### Problem
Please state how many lines in the records contain the string "chart", with no words besides the number.

:::

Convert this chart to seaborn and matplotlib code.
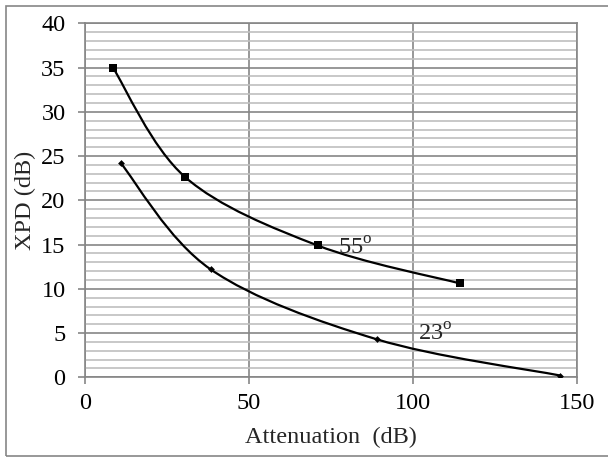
import numpy as np
import pandas as pd
import seaborn as sns
import matplotlib
matplotlib.use("Agg")
import matplotlib.pyplot as plt
from matplotlib.path import Path
from matplotlib.patches import PathPatch, Rectangle
from matplotlib.ticker import MultipleLocator

# data
att_55 = [8.5, 30.6, 70.9, 114.4]
xpd_55 = [35.0, 22.6, 14.9, 10.6]
att_23 = [10.9, 38.3, 88.9, 144.9]
xpd_23 = [24.2, 12.2, 4.3, 0.2]
x_ticks = [0, 50, 100, 150]
y_ticks = [0, 5, 10, 15, 20, 25, 30, 35, 40]

sns.set_theme(style="white")
plt.rcParams["font.family"] = ["Liberation Serif", "DejaVu Serif"]
plt.rcParams["mathtext.fontset"] = "custom"
plt.rcParams["mathtext.rm"] = "Liberation Serif"

major_grey = "#868686"
minor_grey = "#bfbfbf"
fs = 17.5


def smooth_path(xs, ys):
    # Excel-style smoothed line: cubic bezier, control points from neighbours / 6
    pts = np.column_stack([xs, ys])
    ext = np.vstack([pts[0], pts, pts[-1]])
    verts = [pts[0]]
    codes = [Path.MOVETO]
    for i in range(len(pts) - 1):
        p0, p1, p2, p3 = ext[i], ext[i + 1], ext[i + 2], ext[i + 3]
        c1 = p1 + (p2 - p0) / 6.0
        c2 = p2 - (p3 - p1) / 6.0
        verts += [c1, c2, p2]
        codes += [Path.CURVE4] * 3
    return Path(verts, codes)


fig = plt.figure(figsize=(6.08, 4.57), dpi=100)
ax = fig.add_axes([85 / 608, 1 - 377.3 / 457, 492 / 608, 354 / 457])

df55 = pd.DataFrame({"att": att_55, "xpd": xpd_55})
df23 = pd.DataFrame({"att": att_23, "xpd": xpd_23})

for xs, ys in [(att_55, xpd_55), (att_23, xpd_23)]:
    ax.add_patch(PathPatch(smooth_path(xs, ys), facecolor="none",
                           edgecolor="black", lw=1.6, zorder=3))

sns.scatterplot(data=df55, x="att", y="xpd", marker="s", s=40, color="black",
                edgecolor="black", linewidth=0, zorder=4, ax=ax)
sns.scatterplot(data=df23, x="att", y="xpd", marker="D", s=12, color="black",
                edgecolor="black", linewidth=0, zorder=4, ax=ax)

ax.set_xlim(0, 150)
ax.set_ylim(0, 40)
ax.set_xticks(x_ticks)
ax.set_yticks(y_ticks)
ax.yaxis.set_minor_locator(MultipleLocator(1))

ax.grid(which="major", axis="both", color=major_grey, lw=1.2, zorder=1)
ax.grid(which="minor", axis="y", color=minor_grey, lw=1.2, zorder=0)
ax.set_axisbelow(True)

for sp in ax.spines.values():
    sp.set_color(major_grey)
    sp.set_linewidth(1.2)

ax.tick_params(which="major", direction="out", length=5, width=1.2,
               color=major_grey, labelsize=fs, labelcolor="black")
ax.tick_params(axis="y", which="major", pad=9, left=True)
ax.tick_params(axis="x", which="major", pad=6.5, bottom=True)
ax.tick_params(which="minor", length=0)

ax.set_xlabel("Attenuation  (dB)", fontsize=fs)
ax.set_ylabel("XPD (dB)", fontsize=fs)
ax.xaxis.set_label_coords(0.5, (377.3 - 437) / 354)
ax.xaxis.label.set_va("center")
ax.yaxis.set_label_coords((25 - 85) / 492, 0.5)
ax.yaxis.label.set_va("center")

ax.text(77.0, 13.8, r"55$^{\mathrm{o}}$", fontsize=fs, ha="left",
        va="baseline", zorder=5)
ax.text(101.6, 4.1, r"23$^{\mathrm{o}}$", fontsize=fs, ha="left",
        va="baseline", zorder=5)

fig.patches.append(Rectangle((6 / 608, 1 - 455.5 / 457), 1.0, 449.5 / 457,
                             transform=fig.transFigure, fill=False,
                             edgecolor=major_grey, lw=1.2))

fig.savefig("out.png", dpi=100)
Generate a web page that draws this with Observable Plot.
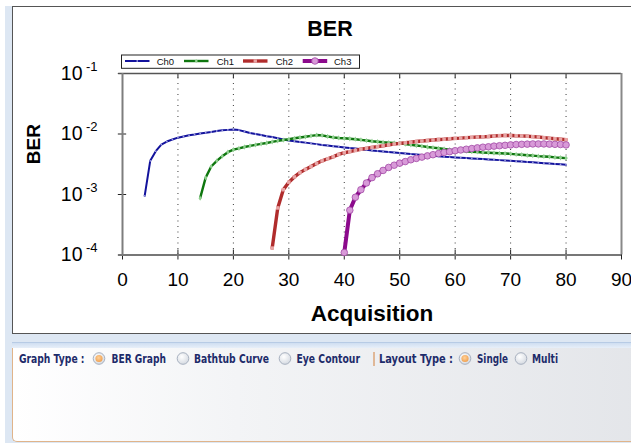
<!DOCTYPE html>
<html><head><meta charset="utf-8">
<script src="https://cdn.jsdelivr.net/npm/d3@7"></script>
<script src="https://cdn.jsdelivr.net/npm/@observablehq/plot@0.6"></script>
<style>
html,body{margin:0;padding:0;background:#fff;}
#root{position:relative;width:631px;height:443px;overflow:hidden;font-family:"Liberation Sans",Arial,sans-serif;}
#bg{position:absolute;left:5px;top:6px;right:0;bottom:0;background:#dde7f3;}
#panel{position:absolute;left:12px;top:6px;width:640px;height:328px;box-sizing:border-box;background:#fff;border:1.5px solid #555;}
#chart{position:absolute;left:0;top:0;}
#legend{position:absolute;left:121px;top:54px;}
#bar{position:absolute;left:12px;top:342px;width:640px;height:6px;box-sizing:border-box;border-top:1px solid #b7cbe5;background:linear-gradient(#cfdef1,#e7eff9);}
#ctrlbg{position:absolute;left:12px;top:348px;width:640px;height:94px;box-sizing:border-box;border-left:1.5px solid #e0b48a;border-bottom:1.5px solid #e0b48a;border-bottom-left-radius:5px;background:linear-gradient(to right,#ffffff 0%,#f3f4f6 35%,#e3e5e9 100%);}
#ctrl{position:absolute;left:0;top:345px;}
</style></head><body>
<div id="root">
<div id="bg"></div>
<div id="panel"></div>
<div id="chart"></div>
<div id="legend"></div>
<div id="bar"></div>
<div id="ctrlbg"></div>
<div id="ctrl"></div>
</div>
<script>
// ---------- data ----------
const seriesNames = ["Ch0", "Ch1", "Ch2", "Ch3"];
const seriesColors = ["#12129c", "#0e760e", "#b02c2c", "#8c0a8c"];
const markerFills = ["#9a9ae0", "#8fd08f", "#e8a4a4", "#d89ad8"];

const ch0Start = 4;
const ch0Ber = [9.5e-4, 3.6e-3, 5.2e-3, 6.7e-3, 7.5e-3, 8.1e-3, 8.7e-3, 9.1e-3, 9.5e-3, 9.8e-3,
  1.02e-2, 1.05e-2, 1.08e-2, 1.12e-2, 1.15e-2, 1.17e-2, 1.19e-2, 1.16e-2, 1.1e-2, 1.04e-2,
  1.0e-2, 9.6e-3, 9.2e-3, 8.9e-3, 8.5e-3, 8.1e-3, 7.8e-3, 7.6e-3, 7.4e-3, 7.2e-3,
  7.0e-3, 6.8e-3, 6.6e-3, 6.45e-3, 6.3e-3, 6.15e-3, 6.0e-3, 5.85e-3, 5.75e-3, 5.6e-3,
  5.5e-3, 5.35e-3, 5.25e-3, 5.15e-3, 5.05e-3, 4.95e-3, 4.85e-3, 4.75e-3, 4.65e-3, 4.6e-3,
  4.5e-3, 4.45e-3, 4.35e-3, 4.3e-3, 4.2e-3, 4.15e-3, 4.1e-3, 4.05e-3, 4.0e-3, 3.95e-3,
  3.9e-3, 3.85e-3, 3.8e-3, 3.75e-3, 3.7e-3, 3.65e-3, 3.6e-3, 3.55e-3, 3.5e-3, 3.45e-3,
  3.4e-3, 3.35e-3, 3.3e-3, 3.25e-3, 3.2e-3, 3.15e-3, 3.1e-3];

const ch1Start = 14;
const ch1Ber = [8.7e-4, 1.9e-3, 2.9e-3, 3.6e-3, 4.3e-3, 5.0e-3, 5.5e-3, 5.8e-3, 6.1e-3, 6.35e-3,
  6.6e-3, 6.85e-3, 7.1e-3, 7.4e-3, 7.7e-3, 7.95e-3, 8.2e-3, 8.5e-3, 8.75e-3, 9.0e-3,
  9.3e-3, 9.6e-3, 9.5e-3, 9.1e-3, 8.8e-3, 8.6e-3, 8.5e-3, 8.35e-3, 8.2e-3, 8.0e-3,
  7.8e-3, 7.6e-3, 7.45e-3, 7.3e-3, 7.2e-3, 7.1e-3, 7.0e-3, 6.8e-3, 6.6e-3, 6.45e-3,
  6.3e-3, 6.1e-3, 5.95e-3, 5.8e-3, 5.65e-3, 5.5e-3, 5.4e-3, 5.3e-3, 5.2e-3, 5.1e-3,
  5.05e-3, 4.95e-3, 4.9e-3, 4.85e-3, 4.8e-3, 4.75e-3, 4.7e-3, 4.6e-3, 4.55e-3, 4.45e-3,
  4.4e-3, 4.3e-3, 4.25e-3, 4.2e-3, 4.1e-3, 4.05e-3, 4.0e-3];

const ch2Start = 27;
const ch2Ber = [1.3e-4, 6.0e-4, 1.2e-3, 1.6e-3, 1.95e-3, 2.3e-3, 2.6e-3, 2.9e-3, 3.25e-3, 3.6e-3,
  3.9e-3, 4.2e-3, 4.6e-3, 4.9e-3, 5.1e-3, 5.35e-3, 5.6e-3, 5.8e-3, 6.0e-3, 6.2e-3,
  6.4e-3, 6.6e-3, 6.8e-3, 7.0e-3, 7.15e-3, 7.3e-3, 7.5e-3, 7.65e-3, 7.8e-3, 7.95e-3,
  8.1e-3, 8.2e-3, 8.35e-3, 8.45e-3, 8.55e-3, 8.7e-3, 8.8e-3, 8.9e-3, 9.0e-3, 9.1e-3,
  9.25e-3, 9.4e-3, 9.5e-3, 9.45e-3, 9.35e-3, 9.3e-3, 9.2e-3, 9.05e-3, 8.9e-3, 8.7e-3,
  8.5e-3, 8.35e-3, 8.2e-3, 8.05e-3];

const ch3Start = 40;
const ch3Ber = [1.1e-4, 5.5e-4, 9.0e-4, 1.2e-3, 1.55e-3, 1.9e-3, 2.2e-3, 2.5e-3, 2.8e-3, 3.05e-3,
  3.3e-3, 3.5e-3, 3.75e-3, 3.95e-3, 4.15e-3, 4.35e-3, 4.55e-3, 4.75e-3, 4.95e-3, 5.1e-3,
  5.3e-3, 5.45e-3, 5.6e-3, 5.75e-3, 5.9e-3, 6.05e-3, 6.15e-3, 6.3e-3, 6.4e-3, 6.5e-3,
  6.6e-3, 6.7e-3, 6.75e-3, 6.8e-3, 6.85e-3, 6.85e-3, 6.85e-3, 6.8e-3, 6.75e-3, 6.7e-3, 6.6e-3];

const xTicks = [0, 10, 20, 30, 40, 50, 60, 70, 80, 90];
const gridX = [10, 20, 30, 40, 50, 60, 70, 80];
const yTicks = [1e-1, 1e-2, 1e-3, 1e-4];
const xDomain = [0, 90];
const yDomain = [1e-4, 1e-1];

// ---------- build table ----------
const starts = [ch0Start, ch1Start, ch2Start, ch3Start];
const bers = [ch0Ber, ch1Ber, ch2Ber, ch3Ber];
const rows = seriesNames.map((name, k) => bers[k].map((v, i) => ({series: name, acq: starts[k] + i, ber: v})));

const lineWidths = [2, 2.4, 3.4, 4];
const markerOpts = [
  {r: 0.9, symbol: "circle", stroke: "none"},
  {r: 1.6, symbol: "diamond", stroke: "none"},
  {r: 2.0, symbol: "square", stroke: "none"},
  {r: 3.3, symbol: "circle", stroke: "#a24aa6", strokeWidth: 0.8}
];

const seriesMarks = [];
rows.forEach((data, k) => {
  seriesMarks.push(Plot.line(data, {x: "acq", y: "ber", stroke: seriesColors[k], strokeWidth: lineWidths[k], strokeLinejoin: "round", curve: "linear"}));
});
rows.forEach((data, k) => {
  seriesMarks.push(Plot.dot(data, {x: "acq", y: "ber", fill: markerFills[k], ...markerOpts[k]}));
});

const f = 1.21;
const chart = Plot.plot({
  width: 631, height: 335,
  marginLeft: 122, marginRight: 10, marginTop: 73, marginBottom: 80.5,
  x: {domain: xDomain},
  y: {type: "log", domain: yDomain},
  style: {background: "transparent", fontFamily: "'Liberation Sans', Arial, sans-serif", color: "#000", overflow: "visible"},
  marks: [
    Plot.ruleX(gridX, {x: d => d, y1: yDomain[0], y2: yDomain[1], stroke: "#3a3a3a", strokeWidth: 1, strokeDasharray: "1,4.5"}),
    Plot.ruleX(gridX, {x: d => d, y1: yDomain[1], y2: yDomain[1] / f, stroke: "#222", strokeWidth: 1}),
    Plot.ruleX(xTicks, {x: d => d, y1: yDomain[0] / f, y2: yDomain[0] * f, stroke: "#222", strokeWidth: 1}),
    Plot.ruleY(yTicks, {y: d => d, x1: -0.75, x2: 0.75, stroke: "#222", strokeWidth: 1}),
    Plot.ruleY([yDomain[1]], {y: d => d, x1: -0.7, x2: xDomain[1], stroke: "#555", strokeWidth: 1.3}),
    Plot.ruleY([yDomain[0]], {y: d => d, x1: -0.7, x2: xDomain[1], stroke: "#777", strokeWidth: 2}),
    Plot.ruleX([xDomain[0]], {x: d => d, y1: yDomain[0], y2: yDomain[1], stroke: "#7d7d7d", strokeWidth: 2}),
    Plot.ruleX([xDomain[1]], {x: d => d, y1: yDomain[0], y2: yDomain[1], stroke: "#888", strokeWidth: 2}),
    ...seriesMarks,
    Plot.axisX(xTicks, {tickSize: 0, tickPadding: 17, fontSize: 19, label: null, tickFormat: d => String(d)}),
    Plot.axisY(yTicks, {tickSize: 0, tickPadding: 40, fontSize: 19.5, label: null, tickFormat: () => "10"}),
    Plot.axisY(yTicks, {tickSize: 0, tickPadding: 25, fontSize: 13, dy: -7, label: null, tickFormat: d => String(Math.round(Math.log10(d)))}),
    Plot.text(["Acquisition"], {text: d => d, frameAnchor: "bottom", lineAnchor: "middle", dy: 58.5, fontSize: 22.5, fontWeight: "bold"}),
    Plot.text(["BER"], {text: d => d, frameAnchor: "left", lineAnchor: "middle", dx: -89, rotate: -90, fontSize: 19, fontWeight: "bold"}),
    Plot.text(["BER"], {text: d => d, frameAnchor: "top", lineAnchor: "middle", dx: -42, dy: -44.5, fontSize: 21.5, fontWeight: "bold"})
  ]
});
document.getElementById("chart").appendChild(chart);

// ---------- legend ----------
const lg = d3.select("#legend").append("svg").attr("width", 241).attr("height", 16);
lg.append("rect").attr("x", 0.5).attr("y", 1).attr("width", 238).attr("height", 13.3).attr("fill", "#fff").attr("stroke", "#222").attr("stroke-width", 1);
const legX = [4, 63, 122, 181.7];
const legTextX = [35.7, 95.7, 154.7, 213];
seriesNames.forEach((name, k) => {
  lg.append("line").attr("x1", legX[k]).attr("x2", legX[k] + 24.5).attr("y1", 7).attr("y2", 7)
    .attr("stroke", seriesColors[k]).attr("stroke-width", lineWidths[k]);
  const cx = legX[k] + 12.25;
  if (k === 1) lg.append("path").attr("d", `M${cx},5.3L${cx + 1.7},7L${cx},8.7L${cx - 1.7},7Z`).attr("fill", markerFills[k]);
  else if (k === 2) lg.append("rect").attr("x", cx - 1.7).attr("y", 5.3).attr("width", 3.4).attr("height", 3.4).attr("fill", markerFills[k]);
  else lg.append("circle").attr("cx", cx).attr("cy", 7).attr("r", markerOpts[k].r).attr("fill", markerFills[k]).attr("stroke", markerOpts[k].stroke === "none" ? null : markerOpts[k].stroke).attr("stroke-width", 0.8);
  lg.append("text").attr("x", legTextX[k]).attr("y", 10.6).attr("font-size", 9.5).attr("fill", "#111")
    .attr("font-family", "'Liberation Sans', Arial, sans-serif").text(name);
});

// ---------- control bar ----------
const ctrlLabels = [
  {t: "Graph Type :", x: 19, w: 65.5},
  {t: "BER Graph", x: 111.5, w: 54.5},
  {t: "Bathtub Curve", x: 194, w: 75},
  {t: "Eye Contour", x: 296.5, w: 63.5},
  {t: "Layout Type :", x: 379, w: 74},
  {t: "Single", x: 477, w: 31},
  {t: "Multi", x: 532, w: 26}
];
const radios = [{cx: 99, on: true}, {cx: 183, on: false}, {cx: 285, on: false}, {cx: 465, on: true}, {cx: 521, on: false}];
const cs = d3.select("#ctrl").append("svg").attr("width", 631).attr("height", 30);
const defs = cs.append("defs");
const g1 = defs.append("radialGradient").attr("id", "rOff").attr("cx", "40%").attr("cy", "35%").attr("r", "70%");
g1.append("stop").attr("offset", "0%").attr("stop-color", "#ffffff");
g1.append("stop").attr("offset", "100%").attr("stop-color", "#d3d8e0");
const g2 = defs.append("radialGradient").attr("id", "rOn").attr("cx", "45%").attr("cy", "40%").attr("r", "60%");
g2.append("stop").attr("offset", "0%").attr("stop-color", "#ffd29a");
g2.append("stop").attr("offset", "100%").attr("stop-color", "#f0a050");
const cy = 13.5;
radios.forEach(r => {
  cs.append("circle").attr("cx", r.cx).attr("cy", cy).attr("r", 5.8).attr("fill", "url(#rOff)").attr("stroke", "#a7b0bf").attr("stroke-width", 1);
  if (r.on) cs.append("circle").attr("cx", r.cx).attr("cy", cy).attr("r", 3.6).attr("fill", "url(#rOn)");
});
cs.append("line").attr("x1", 374).attr("x2", 374).attr("y1", 7).attr("y2", 21).attr("stroke", "#d99a66").attr("stroke-width", 1.3);
ctrlLabels.forEach(l => {
  cs.append("text").attr("x", l.x).attr("y", cy + 4.2).attr("font-size", 12).attr("font-weight", "bold")
    .attr("font-family", "'DejaVu Sans', Verdana, sans-serif").attr("fill", "#1d2b6a")
    .attr("textLength", l.w).attr("lengthAdjust", "spacingAndGlyphs").text(l.t);
});
</script>
</body></html>
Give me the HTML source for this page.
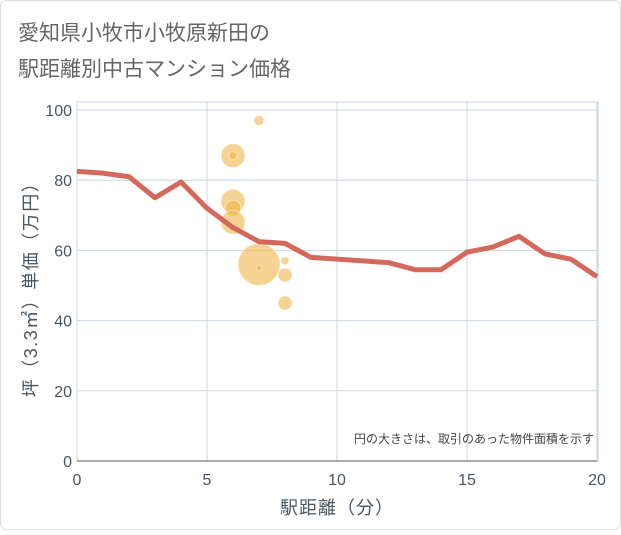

:::

### Result of this exercise
5